На следующий день меня привели в большой амбар, где было полно чиновников в форме. Прокурор, которого о произошедшем уведомила брацлавская полиция, приехал со своими помощниками из Каменец-Подольска. Присутствовали и местные власти, а также несколько местных чиновников, которые, вероятно, не имели к этому делу отношения. Был тут и фотограф со своим аппаратом.
Меня начали допрашивать, однако я отказывалась отвечать. Настаивать не стали. Я сидела на стуле посреди помещения. Все прочие стояли чуть поодаль. Фотограф попросил разрешения сфотографировать меня. Когда он приготовился, я закрыла глаза и состроила рожу. Фотографироваться насильно меня не заставляли. Очевидно, местные бюрократы еще не приобрели опыта в делах такого рода. В первую очередь им было любопытно. Кроме того, либеральные традиции шестидесятых еще не до конца умерли. В то время с «политическими заключенными» обращались не так сурово, как позже.
Вскоре, ничего не добившись, чиновники ушли. Их сменило 12 женщин из народа, с которых взяли слово добросовестно обыскать меня с головы до ног. Они неуверенно приблизились ко мне. Их ужасно смущала торжественность дела и слухи о событиях, сопровождавших мой арест. Мне самой пришлось командовать ими. Процедура, к счастью для обеих сторон, закончилась быстро.

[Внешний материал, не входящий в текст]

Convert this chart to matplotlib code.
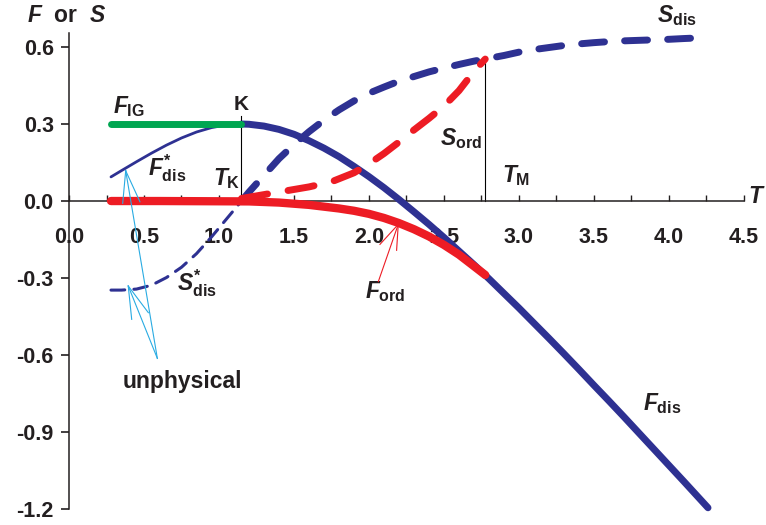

В ходе своей долгой жизни я еще не раз подвергалась обыску, а в первые месяцы заключения неизменно отказывалась фотографироваться. Благодаря этому мои друзья успели узнать о моем аресте и все продумать, прежде чем начались обыски и допросы. Если бы к ним пришел жандарм и неожиданно показал фотографию близкого друга, они бы наверняка смутились и не смогли бы принять необходимые меры предосторожности.